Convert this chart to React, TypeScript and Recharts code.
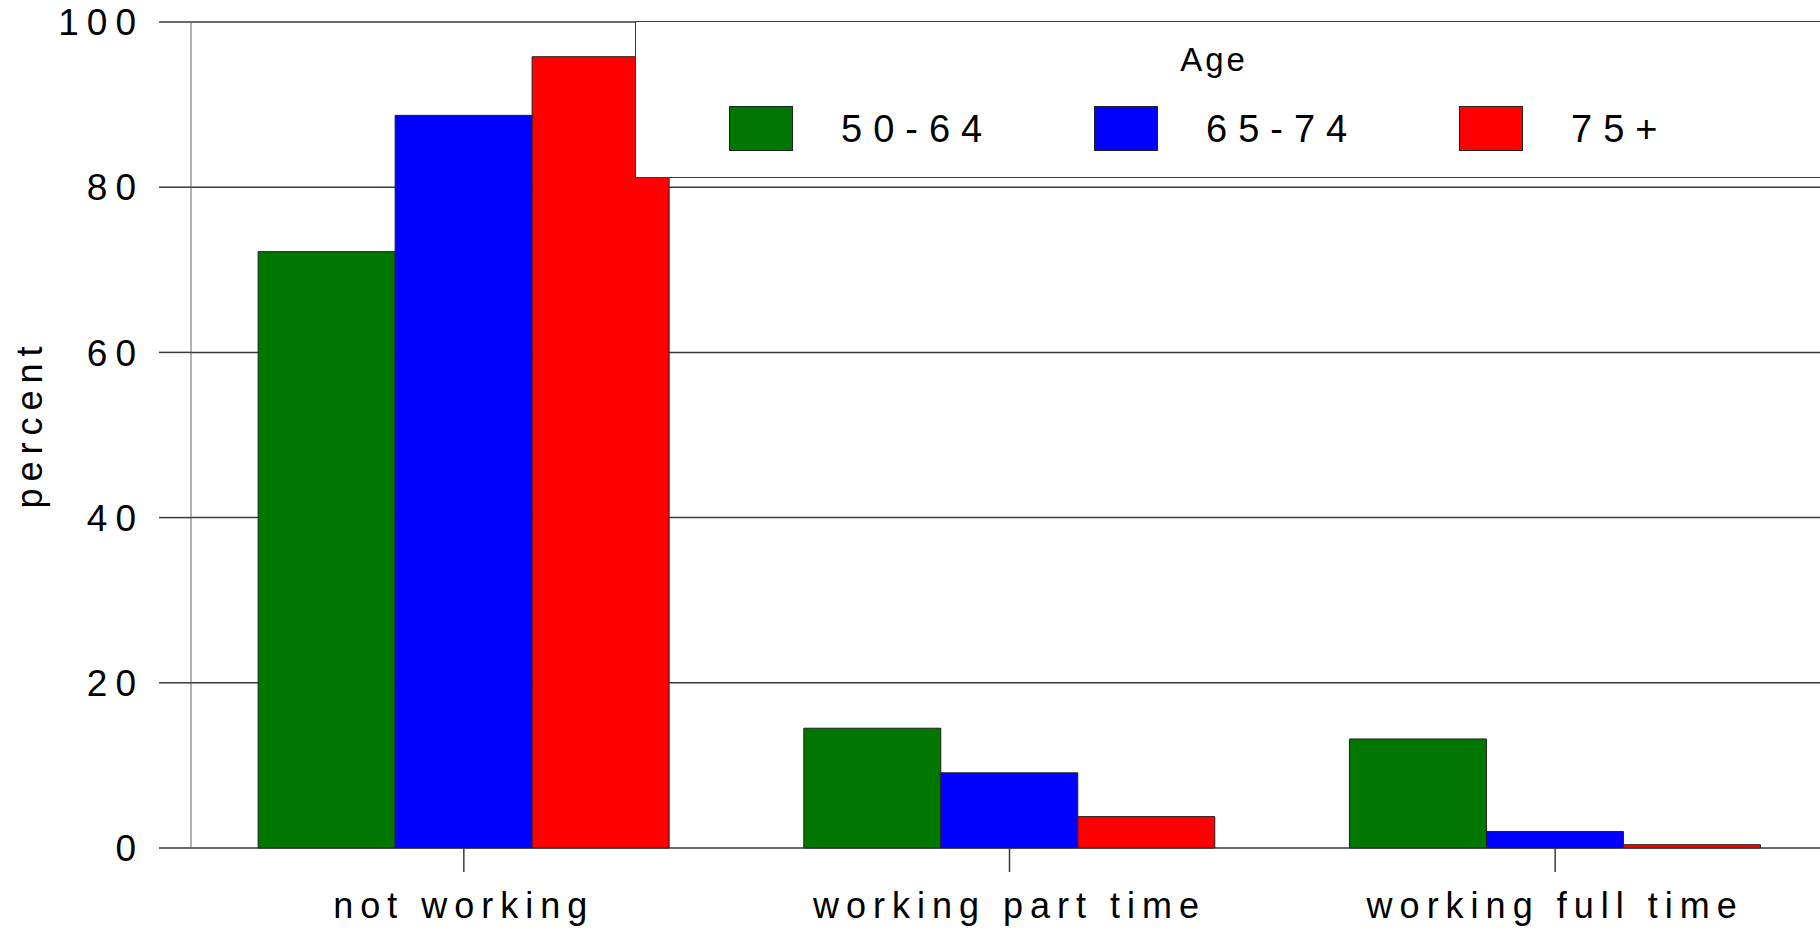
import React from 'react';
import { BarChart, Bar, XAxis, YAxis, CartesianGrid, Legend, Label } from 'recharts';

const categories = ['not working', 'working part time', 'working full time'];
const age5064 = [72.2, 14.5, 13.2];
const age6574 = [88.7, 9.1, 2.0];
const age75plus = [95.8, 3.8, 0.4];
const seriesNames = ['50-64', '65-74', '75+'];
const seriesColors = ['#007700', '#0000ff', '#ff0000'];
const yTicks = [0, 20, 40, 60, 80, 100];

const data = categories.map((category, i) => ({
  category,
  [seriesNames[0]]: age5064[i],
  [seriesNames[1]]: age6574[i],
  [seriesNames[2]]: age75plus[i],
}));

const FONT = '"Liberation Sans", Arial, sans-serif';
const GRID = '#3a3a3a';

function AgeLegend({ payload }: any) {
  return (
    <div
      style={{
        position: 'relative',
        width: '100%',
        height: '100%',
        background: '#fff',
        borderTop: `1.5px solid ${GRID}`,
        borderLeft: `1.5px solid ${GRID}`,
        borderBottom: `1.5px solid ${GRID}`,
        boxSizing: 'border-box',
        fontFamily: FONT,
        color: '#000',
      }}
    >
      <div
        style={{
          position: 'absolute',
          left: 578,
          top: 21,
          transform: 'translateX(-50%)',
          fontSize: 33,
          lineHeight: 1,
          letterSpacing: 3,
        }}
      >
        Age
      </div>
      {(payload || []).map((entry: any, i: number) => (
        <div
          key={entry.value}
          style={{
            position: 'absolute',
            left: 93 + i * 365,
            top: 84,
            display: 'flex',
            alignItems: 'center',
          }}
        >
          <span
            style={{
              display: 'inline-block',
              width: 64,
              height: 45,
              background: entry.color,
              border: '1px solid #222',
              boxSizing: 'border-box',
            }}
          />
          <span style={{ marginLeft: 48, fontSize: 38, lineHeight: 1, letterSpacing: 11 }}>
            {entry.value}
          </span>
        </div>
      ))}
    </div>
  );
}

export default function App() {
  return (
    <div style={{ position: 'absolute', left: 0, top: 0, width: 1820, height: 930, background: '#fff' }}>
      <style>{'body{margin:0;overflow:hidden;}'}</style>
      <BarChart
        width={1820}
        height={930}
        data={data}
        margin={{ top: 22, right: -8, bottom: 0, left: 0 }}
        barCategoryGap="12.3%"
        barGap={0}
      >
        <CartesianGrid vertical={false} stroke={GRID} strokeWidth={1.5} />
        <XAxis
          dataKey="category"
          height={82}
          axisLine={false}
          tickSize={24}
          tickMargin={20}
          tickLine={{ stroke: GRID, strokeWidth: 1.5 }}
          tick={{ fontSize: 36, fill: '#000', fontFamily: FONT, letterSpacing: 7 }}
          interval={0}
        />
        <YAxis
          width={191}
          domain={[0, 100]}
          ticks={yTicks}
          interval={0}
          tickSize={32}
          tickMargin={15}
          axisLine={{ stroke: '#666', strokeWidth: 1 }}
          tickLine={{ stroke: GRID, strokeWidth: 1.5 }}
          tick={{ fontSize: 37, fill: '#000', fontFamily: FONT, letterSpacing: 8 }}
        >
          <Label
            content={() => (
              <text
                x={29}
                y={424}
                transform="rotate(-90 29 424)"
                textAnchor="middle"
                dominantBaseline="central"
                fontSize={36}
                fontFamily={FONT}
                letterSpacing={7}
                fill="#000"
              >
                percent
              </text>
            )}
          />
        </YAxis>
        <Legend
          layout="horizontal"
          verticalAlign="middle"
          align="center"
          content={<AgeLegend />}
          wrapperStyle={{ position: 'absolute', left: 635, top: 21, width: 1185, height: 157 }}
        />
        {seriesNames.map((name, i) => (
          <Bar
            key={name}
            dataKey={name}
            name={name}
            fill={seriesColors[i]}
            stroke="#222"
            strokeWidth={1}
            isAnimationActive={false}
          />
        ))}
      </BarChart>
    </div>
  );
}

- **What the task asks**
Take the lines from the start of the material to the line with "const GRID = '#3a3a3a';", both included, and transcribe them exactly without the pictures.

- **The solution**
Convert this chart to React, TypeScript and Recharts code.
import React from 'react';
import { BarChart, Bar, XAxis, YAxis, CartesianGrid, Legend, Label } from 'recharts';

const categories = ['not working', 'working part time', 'working full time'];
const age5064 = [72.2, 14.5, 13.2];
const age6574 = [88.7, 9.1, 2.0];
const age75plus = [95.8, 3.8, 0.4];
const seriesNames = ['50-64', '65-74', '75+'];
const seriesColors = ['#007700', '#0000ff', '#ff0000'];
const yTicks = [0, 20, 40, 60, 80, 100];

const data = categories.map((category, i) => ({
  category,
  [seriesNames[0]]: age5064[i],
  [seriesNames[1]]: age6574[i],
  [seriesNames[2]]: age75plus[i],
}));

const FONT = '"Liberation Sans", Arial, sans-serif';
const GRID = '#3a3a3a';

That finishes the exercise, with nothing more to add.